Given instruction: Quote verbatim every line from the line containing "Reproduce this chart with Bokeh." to the line containing "p.ygrid.visible = False", inclusive of both, and no other line.

Exercise inputs:
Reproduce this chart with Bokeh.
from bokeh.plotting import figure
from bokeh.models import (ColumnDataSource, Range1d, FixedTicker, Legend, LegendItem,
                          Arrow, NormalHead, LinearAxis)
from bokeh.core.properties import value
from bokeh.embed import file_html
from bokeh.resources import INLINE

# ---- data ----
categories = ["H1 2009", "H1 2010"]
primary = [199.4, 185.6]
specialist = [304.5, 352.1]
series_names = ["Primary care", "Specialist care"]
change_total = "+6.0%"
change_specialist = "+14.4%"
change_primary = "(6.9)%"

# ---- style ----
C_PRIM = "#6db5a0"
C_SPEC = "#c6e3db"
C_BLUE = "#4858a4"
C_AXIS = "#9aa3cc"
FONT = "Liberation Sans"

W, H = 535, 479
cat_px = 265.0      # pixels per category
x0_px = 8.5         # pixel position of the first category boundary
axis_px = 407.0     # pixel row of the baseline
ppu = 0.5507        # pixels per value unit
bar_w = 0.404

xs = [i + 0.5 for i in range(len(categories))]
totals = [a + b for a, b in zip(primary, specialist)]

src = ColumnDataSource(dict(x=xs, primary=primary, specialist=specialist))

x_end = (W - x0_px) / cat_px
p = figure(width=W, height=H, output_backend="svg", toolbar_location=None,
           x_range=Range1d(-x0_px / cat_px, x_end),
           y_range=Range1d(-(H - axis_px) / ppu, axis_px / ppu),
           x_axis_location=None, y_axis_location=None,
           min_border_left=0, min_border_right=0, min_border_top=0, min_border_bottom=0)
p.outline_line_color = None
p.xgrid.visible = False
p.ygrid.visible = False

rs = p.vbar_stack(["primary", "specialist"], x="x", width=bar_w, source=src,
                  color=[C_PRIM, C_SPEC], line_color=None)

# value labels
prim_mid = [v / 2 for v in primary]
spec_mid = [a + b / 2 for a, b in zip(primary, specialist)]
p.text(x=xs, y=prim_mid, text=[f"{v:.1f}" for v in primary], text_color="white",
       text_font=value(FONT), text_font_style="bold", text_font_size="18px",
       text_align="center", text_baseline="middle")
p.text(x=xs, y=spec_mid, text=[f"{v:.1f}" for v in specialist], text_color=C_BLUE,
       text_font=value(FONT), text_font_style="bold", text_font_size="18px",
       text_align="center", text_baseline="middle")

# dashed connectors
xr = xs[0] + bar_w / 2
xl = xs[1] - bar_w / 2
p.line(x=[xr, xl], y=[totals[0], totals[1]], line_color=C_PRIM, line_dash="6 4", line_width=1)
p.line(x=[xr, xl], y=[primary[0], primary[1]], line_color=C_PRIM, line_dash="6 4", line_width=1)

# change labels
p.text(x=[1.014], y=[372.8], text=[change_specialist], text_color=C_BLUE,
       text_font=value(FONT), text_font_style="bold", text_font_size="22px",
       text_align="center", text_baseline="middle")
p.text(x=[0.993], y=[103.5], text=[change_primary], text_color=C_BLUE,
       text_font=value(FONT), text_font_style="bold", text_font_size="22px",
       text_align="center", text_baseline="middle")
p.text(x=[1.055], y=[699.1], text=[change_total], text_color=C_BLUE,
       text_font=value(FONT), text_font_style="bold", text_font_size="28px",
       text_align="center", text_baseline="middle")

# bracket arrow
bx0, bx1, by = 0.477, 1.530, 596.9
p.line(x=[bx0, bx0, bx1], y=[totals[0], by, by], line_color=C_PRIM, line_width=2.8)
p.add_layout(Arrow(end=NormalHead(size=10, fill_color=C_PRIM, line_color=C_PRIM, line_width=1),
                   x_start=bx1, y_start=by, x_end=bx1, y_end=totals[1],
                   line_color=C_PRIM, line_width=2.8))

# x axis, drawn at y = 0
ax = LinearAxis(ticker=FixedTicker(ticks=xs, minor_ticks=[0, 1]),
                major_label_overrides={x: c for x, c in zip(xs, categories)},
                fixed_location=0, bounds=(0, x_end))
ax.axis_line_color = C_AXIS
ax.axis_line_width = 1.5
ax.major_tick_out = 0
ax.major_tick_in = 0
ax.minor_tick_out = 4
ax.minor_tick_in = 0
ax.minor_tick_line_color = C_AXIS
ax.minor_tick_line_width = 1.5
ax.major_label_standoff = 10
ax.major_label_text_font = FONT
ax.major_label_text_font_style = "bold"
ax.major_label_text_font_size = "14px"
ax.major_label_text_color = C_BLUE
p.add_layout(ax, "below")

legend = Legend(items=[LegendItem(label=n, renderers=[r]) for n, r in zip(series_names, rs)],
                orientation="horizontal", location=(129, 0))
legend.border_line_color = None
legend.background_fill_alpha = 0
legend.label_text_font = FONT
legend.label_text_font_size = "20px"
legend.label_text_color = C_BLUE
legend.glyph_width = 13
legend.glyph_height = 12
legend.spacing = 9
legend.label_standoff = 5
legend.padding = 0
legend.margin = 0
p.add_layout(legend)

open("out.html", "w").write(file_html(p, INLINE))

--

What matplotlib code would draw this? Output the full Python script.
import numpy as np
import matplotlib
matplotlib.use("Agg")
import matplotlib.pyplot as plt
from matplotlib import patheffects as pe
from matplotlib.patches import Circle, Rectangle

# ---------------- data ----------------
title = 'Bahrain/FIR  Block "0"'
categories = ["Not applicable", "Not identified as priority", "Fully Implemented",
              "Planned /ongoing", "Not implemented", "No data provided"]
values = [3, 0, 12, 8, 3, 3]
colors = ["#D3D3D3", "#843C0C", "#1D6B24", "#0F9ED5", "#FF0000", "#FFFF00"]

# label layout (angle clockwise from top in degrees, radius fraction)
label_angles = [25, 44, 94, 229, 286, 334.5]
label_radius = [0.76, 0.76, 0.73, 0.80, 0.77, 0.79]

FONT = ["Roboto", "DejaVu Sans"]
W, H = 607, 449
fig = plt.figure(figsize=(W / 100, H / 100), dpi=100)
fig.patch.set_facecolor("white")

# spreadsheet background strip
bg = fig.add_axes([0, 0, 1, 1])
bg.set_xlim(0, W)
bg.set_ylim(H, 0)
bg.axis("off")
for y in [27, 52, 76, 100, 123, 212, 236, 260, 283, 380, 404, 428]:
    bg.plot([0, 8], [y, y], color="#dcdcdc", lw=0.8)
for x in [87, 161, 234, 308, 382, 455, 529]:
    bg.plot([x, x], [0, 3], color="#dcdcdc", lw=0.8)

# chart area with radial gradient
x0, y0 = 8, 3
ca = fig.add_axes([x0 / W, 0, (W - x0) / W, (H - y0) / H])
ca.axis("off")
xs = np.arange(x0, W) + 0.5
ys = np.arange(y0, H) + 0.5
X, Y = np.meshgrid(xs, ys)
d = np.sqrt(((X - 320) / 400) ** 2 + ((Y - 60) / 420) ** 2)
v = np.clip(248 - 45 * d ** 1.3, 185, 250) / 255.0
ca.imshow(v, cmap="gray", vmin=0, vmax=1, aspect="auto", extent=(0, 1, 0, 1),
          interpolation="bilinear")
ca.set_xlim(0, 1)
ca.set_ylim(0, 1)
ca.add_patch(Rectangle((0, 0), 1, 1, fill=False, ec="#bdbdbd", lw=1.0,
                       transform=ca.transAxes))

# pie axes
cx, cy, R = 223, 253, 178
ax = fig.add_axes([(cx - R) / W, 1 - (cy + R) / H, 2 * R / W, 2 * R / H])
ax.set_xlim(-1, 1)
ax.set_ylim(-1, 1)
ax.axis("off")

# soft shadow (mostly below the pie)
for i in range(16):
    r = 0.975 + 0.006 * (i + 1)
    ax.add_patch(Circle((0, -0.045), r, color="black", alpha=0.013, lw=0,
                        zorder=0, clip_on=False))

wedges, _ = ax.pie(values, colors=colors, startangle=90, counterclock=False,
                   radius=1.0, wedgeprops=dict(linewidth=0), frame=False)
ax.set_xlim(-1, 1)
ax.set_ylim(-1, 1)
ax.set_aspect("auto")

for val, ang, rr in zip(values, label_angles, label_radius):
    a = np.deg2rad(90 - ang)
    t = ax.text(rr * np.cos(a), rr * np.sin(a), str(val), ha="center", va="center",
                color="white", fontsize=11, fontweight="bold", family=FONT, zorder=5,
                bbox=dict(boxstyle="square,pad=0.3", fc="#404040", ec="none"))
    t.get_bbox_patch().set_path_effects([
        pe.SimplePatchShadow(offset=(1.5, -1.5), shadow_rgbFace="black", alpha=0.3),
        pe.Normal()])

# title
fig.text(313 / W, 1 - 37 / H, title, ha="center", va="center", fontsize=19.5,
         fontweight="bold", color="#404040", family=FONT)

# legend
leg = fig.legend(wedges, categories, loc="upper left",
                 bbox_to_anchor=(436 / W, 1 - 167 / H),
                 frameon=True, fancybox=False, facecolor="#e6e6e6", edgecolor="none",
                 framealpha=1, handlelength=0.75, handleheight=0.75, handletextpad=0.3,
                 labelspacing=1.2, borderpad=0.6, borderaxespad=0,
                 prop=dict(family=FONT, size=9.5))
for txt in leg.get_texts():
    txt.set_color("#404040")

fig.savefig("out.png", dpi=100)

The output:
Reproduce this chart with Bokeh.
from bokeh.plotting import figure
from bokeh.models import (ColumnDataSource, Range1d, FixedTicker, Legend, LegendItem,
                          Arrow, NormalHead, LinearAxis)
from bokeh.core.properties import value
from bokeh.embed import file_html
from bokeh.resources import INLINE

# ---- data ----
categories = ["H1 2009", "H1 2010"]
primary = [199.4, 185.6]
specialist = [304.5, 352.1]
series_names = ["Primary care", "Specialist care"]
change_total = "+6.0%"
change_specialist = "+14.4%"
change_primary = "(6.9)%"

# ---- style ----
C_PRIM = "#6db5a0"
C_SPEC = "#c6e3db"
C_BLUE = "#4858a4"
C_AXIS = "#9aa3cc"
FONT = "Liberation Sans"

W, H = 535, 479
cat_px = 265.0      # pixels per category
x0_px = 8.5         # pixel position of the first category boundary
axis_px = 407.0     # pixel row of the baseline
ppu = 0.5507        # pixels per value unit
bar_w = 0.404

xs = [i + 0.5 for i in range(len(categories))]
totals = [a + b for a, b in zip(primary, specialist)]

src = ColumnDataSource(dict(x=xs, primary=primary, specialist=specialist))

x_end = (W - x0_px) / cat_px
p = figure(width=W, height=H, output_backend="svg", toolbar_location=None,
           x_range=Range1d(-x0_px / cat_px, x_end),
           y_range=Range1d(-(H - axis_px) / ppu, axis_px / ppu),
           x_axis_location=None, y_axis_location=None,
           min_border_left=0, min_border_right=0, min_border_top=0, min_border_bottom=0)
p.outline_line_color = None
p.xgrid.visible = False
p.ygrid.visible = False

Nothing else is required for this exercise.